1990年、日本のサウナ営業者の資質の向上、サウナに関する正しい知識の普及ほか、健全なサウナ事業の発展と育成、さらには環境衛生の向上に寄与することを目的に設立。現在は公益社団法人として、サウナおよびスパの健全な発展のため尽力している。

主(ぬし)

毎日いるサウナ施設の常連客のこと。オーナーとは別で単なる客だが、主が暴走することによりサウナ室に私物を持ち込んだり、新参客に厳しく指導したり、独自ルールを設けて強要していくことも。だが、それぞれの施設の独自の文化として花開くこともあり、悪いとは一概に言えないのが難しいところ。

ヒートショック

急激な温度差によって血圧が上昇・下降することにより心臓や血管に負荷がかかり、心筋梗塞や脳出血などの重篤な疾患を起こすリスクが高まること。予防法としては極端な入り方を避け、サウナ室内ではまずは下段から、水風呂ではぬるま湯のシャワーなどで体を少しずつ慣らしながら入る、などがある。

フレッシュエアー

そのまま「新鮮な空気」という意味だが、サウナ室に常に酸素が循環している状態や、そうしたサウナ室を指す。例文/「次世代のサウナはフレッシュエアーが大事!」

プロサウナー

サウナで汗を流すのではなく、サウナの未来のために汗を流す人のこと。施設経営者、サウナ建築家や施工業者、熱波師、サウナグッズ販売者、サウナ著述家、今号の『BRUTUS』制作陣などがこれに該当する。なかにはサウナビジネスを営むだけの人をプロとは呼ばない、という厳しい人もいる。

マフィア・シティ

サウナ室の温度を勝手に上げること。施設に無断の場合は迷惑行為に。通称「マフィア」。2022年10月14日、滋賀県の銭湯〈都湯−ZEZE−〉にて、サウナ室の温度セットを施設側に無断で140℃以上に設定する利用者が出現、全国ニュースに。モバイルゲーム『マフィア・シティ─極道風雲』がサウナの温度変更によってボスを殺害するシーンを広告でやたら流しているため、この行為に名称がついた。
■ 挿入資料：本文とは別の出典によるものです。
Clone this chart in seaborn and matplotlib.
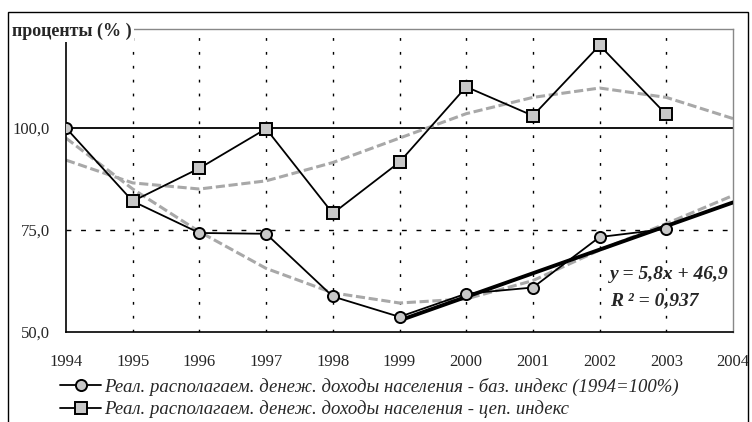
import numpy as np
import pandas as pd
import matplotlib.pyplot as plt
import seaborn as sns

# DATA
years = [1994, 1995, 1996, 1997, 1998, 1999, 2000, 2001, 2002, 2003, 2004]
base_years = [1994, 1995, 1996, 1997, 1998, 1999, 2000, 2001, 2002, 2003]
base_index = [100.0, 82.0, 74.2, 74.0, 58.6, 53.6, 59.3, 60.8, 73.2, 75.2]
chain_years = [1995, 1996, 1997, 1998, 1999, 2000, 2001, 2002, 2003]
chain_index = [82.0, 90.1, 99.8, 79.0, 91.6, 110.1, 103.0, 120.3, 103.3]

# polynomial trend lines as drawn on the chart (value at each year)
base_trend = [97.5, 85.0, 74.5, 65.5, 59.5, 57.0, 58.0, 62.5, 70.0, 76.5, 83.4]
chain_trend = [92.1, 86.5, 85.0, 87.0, 91.5, 97.5, 103.5, 107.5, 109.8, 107.5, 102.3]

# linear trend shown on chart: y = 5,8x + 46,9 (x = 1 for 1999)
lin_slope = 5.8
lin_intercept = 46.9
lin_years = [1999, 2004]

label_base = "Реал. располагаем. денеж. доходы населения - баз. индекс (1994=100%)"
label_chain = "Реал. располагаем. денеж. доходы населения - цеп. индекс"

sns.set_style("white")
plt.rcParams["font.family"] = ["Liberation Serif", "DejaVu Serif"]

df_base = pd.DataFrame({"year": base_years, "value": base_index})
df_chain = pd.DataFrame({"year": chain_years, "value": chain_index})
df_trend = pd.DataFrame({"year": years, "base": base_trend, "chain": chain_trend})

fig = plt.figure(figsize=(7.52, 4.22), dpi=100)
ax = fig.add_axes([66 / 752, 1 - 331.5 / 422, (733 - 66) / 752, (331.5 - 29) / 422])

# polynomial trends (grey hatched look)
for col in ["base", "chain"]:
    sns.lineplot(data=df_trend, x="year", y=col, ax=ax, color="#a8a8a8", lw=2.2,
                 dashes=False, zorder=2, legend=False)
for line in ax.lines:
    line.set_linestyle((0, (3, 1.2)))

# linear trend
lin_x = np.array(lin_years)
ax.plot(lin_x, lin_slope * (lin_x - 1998) + lin_intercept, color="black", lw=2.8, zorder=3)

sns.lineplot(data=df_base, x="year", y="value", ax=ax, color="black", lw=1.3,
             marker="o", markersize=8, markerfacecolor="#c8c8c8",
             markeredgecolor="black", markeredgewidth=1.4, label=label_base, zorder=4)
sns.lineplot(data=df_chain, x="year", y="value", ax=ax, color="black", lw=1.3,
             marker="s", markersize=8, markerfacecolor="#c8c8c8",
             markeredgecolor="black", markeredgewidth=1.4, label=label_chain, zorder=4)

# grid
for yr in years[1:-1]:
    ax.axvline(yr, color="black", lw=1, ls=(0, (2, 8)), zorder=1)
ax.axhline(75, color="black", lw=1, ls=(0, (3.5, 7)), zorder=1)
ax.axhline(100, color="black", lw=1.3, zorder=1)

ax.set_xlim(1994, 2004)
ax.set_ylim(50, 124.3)
ax.set_xticks(years)
ax.set_xticklabels([str(y) for y in years], fontsize=12)
ax.set_yticks([50, 75, 100])
ax.set_yticklabels(["50,0", "75,0", "100,0"], fontsize=12)
ax.tick_params(axis="both", length=4, width=1, color="black", direction="out")
ax.tick_params(axis="x", pad=12.5)
ax.tick_params(axis="y", pad=7.5)
ax.set_xlabel("")
ax.set_ylabel("")

for s in ["left", "bottom"]:
    ax.spines[s].set_color("black")
    ax.spines[s].set_linewidth(1.2)
for s in ["top", "right"]:
    ax.spines[s].set_color("#888888")
    ax.spines[s].set_linestyle((0, (1, 1)))
    ax.spines[s].set_linewidth(1)

ax.text(2002.16, 64.0, "y = 5,8x + 46,9", ha="left", va="center",
        fontsize=14, fontweight="bold", style="italic", zorder=5)
ax.text(2002.16, 57.5, "R ² = 0,937", ha="left", va="center",
        fontsize=14, fontweight="bold", style="italic", zorder=5)

fig.text(12 / 752, 1 - 31 / 422, "проценты (% )", fontsize=13, fontweight="bold",
         va="center", ha="left",
         bbox=dict(facecolor="white", edgecolor="none", pad=1.5))

leg = ax.legend(loc="upper left", bbox_to_anchor=(60 / 752, 1 - 378 / 422),
                bbox_transform=fig.transFigure, frameon=False,
                prop={"style": "italic", "size": 13.5}, handlelength=2.2,
                handletextpad=0.15, labelspacing=0.22, borderpad=0, borderaxespad=0)

# outer chart frame
fig.patches.append(plt.Rectangle((8 / 752, -0.01), 740 / 752, 1.01 - 12 / 422,
                                 transform=fig.transFigure, fill=False,
                                 edgecolor="black", lw=1))

fig.savefig("out.png", dpi=100)
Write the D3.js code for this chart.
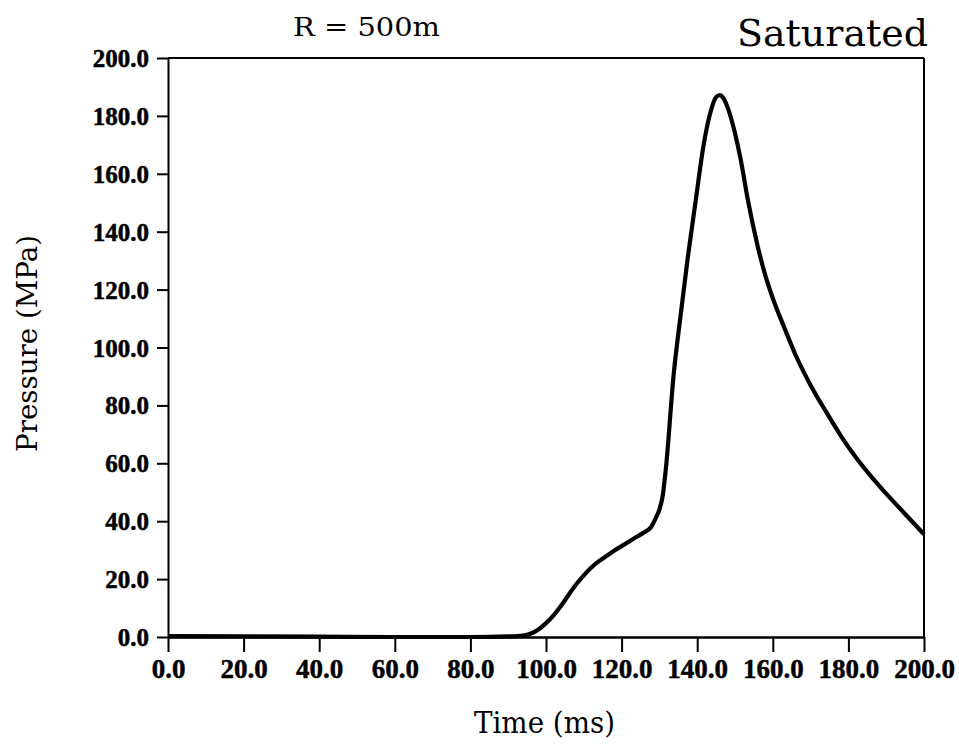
<!DOCTYPE html>
<html>
<head>
<meta charset="utf-8">
<script src="https://cdn.jsdelivr.net/npm/d3@7"></script>
<style>
  html, body { margin: 0; padding: 0; background: #fff; }
  svg { display: block; }
</style>
</head>
<body>
<svg id="chart" width="959" height="747"></svg>
<script>
// ---- data ----
const timeMs = [0, 20, 40, 60, 80, 90, 94, 96, 98, 100, 102, 104, 106, 108, 110, 112, 114, 116, 118, 120,
  122, 124, 126, 127.7, 129, 130, 130.9, 131.7, 133.8, 135.6, 137.5, 139.6, 141.7, 143.6, 145, 146, 147,
  148.3, 150, 151.5, 153.4, 156, 158, 160, 163, 166, 170, 174, 178, 182, 186, 190, 195, 200];
const pressureMPa = [0.3, 0.2, 0.1, 0.0, 0.0, 0.2, 0.5, 1.2, 2.6, 4.8, 7.5, 10.8, 14.6, 18.2, 21.3, 24.0, 26.2, 28.0, 29.8, 31.4,
  33.0, 34.6, 36.2, 37.8, 41, 44, 49, 58, 91, 111, 131, 150.7, 170, 181.7, 186.5, 187.2, 186,
  182, 174, 165, 151, 135, 125, 117, 107, 97.5, 87, 78, 69.5, 62, 55.5, 49.5, 42.5, 35.5];
const xTicks = [0, 20, 40, 60, 80, 100, 120, 140, 160, 180, 200];
const yTicks = [0, 20, 40, 60, 80, 100, 120, 140, 160, 180, 200];
const titleLeft = "R = 500m";
const titleRight = "Saturated";
const xLabel = "Time (ms)";
const yLabel = "Pressure (MPa)";

// ---- layout ----
const svg = d3.select("#chart");
const L = 168, R = 924, T = 58, B = 637;
const x = d3.scaleLinear().domain([0, 200]).range([L, R]);
const y = d3.scaleLinear().domain([0, 200]).range([B, T]);
const fmt = d => d.toFixed(1);
const tickFont = "'Liberation Serif', serif";

// frame (top and right)
svg.append("line").attr("x1", L).attr("x2", R).attr("y1", T).attr("y2", T)
  .attr("stroke", "#000").attr("stroke-width", 2);
svg.append("line").attr("x1", R).attr("x2", R).attr("y1", T).attr("y2", B)
  .attr("stroke", "#000").attr("stroke-width", 2);

// x axis
const gx = svg.append("g").attr("transform", `translate(0,${B})`)
  .call(d3.axisBottom(x).tickValues(xTicks).tickFormat(fmt).tickSize(15).tickSizeOuter(0));
gx.select(".domain").attr("stroke-width", 2.5);
gx.selectAll(".tick line").attr("stroke-width", 2);
gx.selectAll(".tick text")
  .attr("font-family", tickFont)
  .attr("font-weight", "bold")
  .attr("font-size", 27)
  .attr("stroke", "#000").attr("stroke-width", 0.5)
  .attr("dy", 0).attr("y", 41)
  .attr("fill", "#000");

// y axis
const gy = svg.append("g").attr("transform", `translate(${L},0)`)
  .call(d3.axisLeft(y).tickValues(yTicks).tickFormat(fmt).tickSize(11).tickSizeOuter(0));
gy.select(".domain").attr("stroke-width", 2);
gy.selectAll(".tick line").attr("stroke-width", 2);
gy.selectAll(".tick text")
  .attr("font-family", tickFont)
  .attr("font-weight", "bold")
  .attr("font-size", 25)
  .attr("stroke", "#000").attr("stroke-width", 0.5)
  .attr("x", -19).attr("dy", "0.34em")
  .attr("fill", "#000");

// curve
const pts = timeMs.map((t, i) => [t, pressureMPa[i]]);
svg.append("path")
  .datum(pts)
  .attr("fill", "none")
  .attr("stroke", "#000")
  .attr("stroke-width", 4.2)
  .attr("stroke-linejoin", "round")
  .attr("d", d3.line().x(d => x(d[0])).y(d => y(d[1])).curve(d3.curveMonotoneX));

// titles
svg.append("text").attr("x", 293).attr("y", 36)
  .attr("font-family", "'DejaVu Serif', serif").attr("font-size", 26)
  .attr("textLength", 147).attr("lengthAdjust", "spacingAndGlyphs")
  .text(titleLeft);
svg.append("text").attr("x", 737).attr("y", 46)
  .attr("font-family", "'DejaVu Serif', serif").attr("font-size", 38)
  .attr("textLength", 191).attr("lengthAdjust", "spacingAndGlyphs")
  .text(titleRight);
svg.append("text").attr("x", 474).attr("y", 733)
  .attr("font-family", "'DejaVu Serif', serif").attr("font-size", 29)
  .attr("textLength", 141).attr("lengthAdjust", "spacingAndGlyphs")
  .text(xLabel);
svg.append("text").attr("transform", "translate(37,452) rotate(-90)")
  .attr("font-family", "'DejaVu Serif', serif").attr("font-size", 28)
  .attr("textLength", 217).attr("lengthAdjust", "spacingAndGlyphs")
  .text(yLabel);
</script>
</body>
</html>
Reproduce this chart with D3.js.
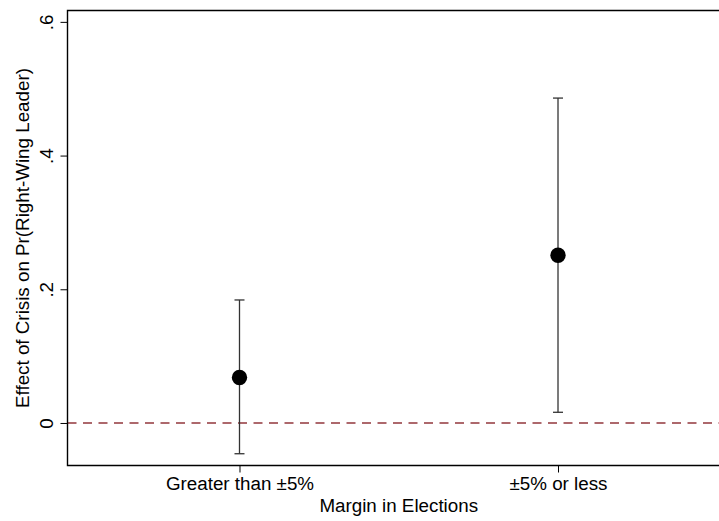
<!DOCTYPE html>
<html>
<head>
<meta charset="utf-8">
<script src="https://cdn.jsdelivr.net/npm/d3@7"></script>
<style>
  html, body { margin: 0; padding: 0; background: #fff; overflow: hidden; }
  svg { display: block; }
  svg text { font-family: "Liberation Sans", Arial, sans-serif; fill: #000; }
</style>
</head>
<body>
<div id="chart"></div>
<script>
// data
const categories = ["Greater than ±5%", "±5% or less"];
const estimates = [0.068, 0.251];
const lowerCI = [-0.046, 0.016];
const upperCI = [0.184, 0.486];
const yTicks = [0, 0.2, 0.4, 0.6];
const yTickLabels = ["0", ".2", ".4", ".6"];

const W = 719, H = 521;
const plot = {left: 67.5, top: 10.5, right: 730, bottom: 465.5};

const svg = d3.select("#chart").append("svg")
  .attr("width", W)
  .attr("height", H);

// scales
const x = d3.scalePoint()
  .domain(categories)
  .range([plot.left, plot.right])
  .padding(0.54);

const y = d3.scaleLinear()
  .domain([-0.0636, 0.617])
  .range([plot.bottom, plot.top]);

// reference line at zero
svg.append("line")
  .attr("x1", plot.left).attr("x2", plot.right)
  .attr("y1", y(0)).attr("y2", y(0))
  .attr("stroke", "#93373d")
  .attr("stroke-width", 1.3)
  .attr("stroke-dasharray", "9,6.5");

// y axis
const yAxis = d3.axisLeft(y)
  .tickValues(yTicks)
  .tickSize(7)
  .tickPadding(8)
  .tickFormat((d, i) => yTickLabels[i]);

const gy = svg.append("g")
  .attr("transform", "translate(" + plot.left + ",0)")
  .call(yAxis);
gy.select(".domain").remove();
gy.selectAll(".tick line").attr("stroke", "#000").attr("stroke-width", 1);
gy.selectAll(".tick text")
  .attr("x", null).attr("dy", null)
  .attr("transform", "translate(-15,0) rotate(-90)")
  .attr("text-anchor", "middle")
  .style("font-size", "18.8px");

// x axis
const xAxis = d3.axisBottom(x)
  .tickSize(7)
  .tickPadding(4);

const gx = svg.append("g")
  .attr("transform", "translate(0," + plot.bottom + ")")
  .call(xAxis);
gx.select(".domain").remove();
gx.selectAll(".tick line").attr("stroke", "#000").attr("stroke-width", 1);
gx.selectAll(".tick text").style("font-size", "18.8px");

// plot frame: left, top and bottom sides only (right side is beyond the canvas)
svg.append("path")
  .attr("d", "M" + plot.right + "," + plot.top +
             "H" + plot.left + "V" + plot.bottom + "H" + plot.right)
  .attr("fill", "none")
  .attr("stroke", "#000")
  .attr("stroke-width", 1.4);

// error bars
const rows = categories.map((c, i) => ({c: c, est: estimates[i], lo: lowerCI[i], hi: upperCI[i]}));

const bars = svg.append("g").selectAll("g")
  .data(rows)
  .enter().append("g")
  .attr("stroke", "#333")
  .attr("stroke-width", 1.3);

bars.append("line")
  .attr("x1", d => x(d.c)).attr("x2", d => x(d.c))
  .attr("y1", d => y(d.lo)).attr("y2", d => y(d.hi));
bars.append("line")
  .attr("x1", d => x(d.c) - 5).attr("x2", d => x(d.c) + 5)
  .attr("y1", d => y(d.lo)).attr("y2", d => y(d.lo));
bars.append("line")
  .attr("x1", d => x(d.c) - 5).attr("x2", d => x(d.c) + 5)
  .attr("y1", d => y(d.hi)).attr("y2", d => y(d.hi));

// point estimates
svg.append("g").selectAll("circle")
  .data(rows)
  .enter().append("circle")
  .attr("cx", d => x(d.c))
  .attr("cy", d => y(d.est))
  .attr("r", 7.7)
  .attr("fill", "#000");

// axis titles
svg.append("text")
  .attr("x", (plot.left + plot.right) / 2)
  .attr("y", 512)
  .attr("text-anchor", "middle")
  .style("font-size", "18.8px")
  .text("Margin in Elections");

svg.append("text")
  .attr("transform", "translate(29," + 238 + ") rotate(-90)")
  .attr("text-anchor", "middle")
  .style("font-size", "18.8px")
  .text("Effect of Crisis on Pr(Right-Wing Leader)");
</script>
</body>
</html>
例文/「(個室サウナで)設定温度上げておいたぜ」「マフィア(・シティ)やな〜」

ロウリュ

サウナストーンに水をかけ、蒸気を発生させることで、サウナ室内の体感温度を上げる行為。フィンランド語で、発音の難しさから、かつては「ロヨリ」「ラウルト」「リョウリュ」と表記がまちまちでさまざまな呼び方が存在していた。

後に日本サウナ・スパ協会が「ロウリュ」に統一、以後定着して現在に至る。日本で初めてロウリュができるフィンランド式のサウナを誕生させたのは1966年開業の〈スカンジナビアクラブ〉(現在は廃業)。ちなみにフィンランドの首都ヘルシンキ市に〈Löyly(ロウリュ)〉というモダンなサウナ施設があり、サ旅におすすめ。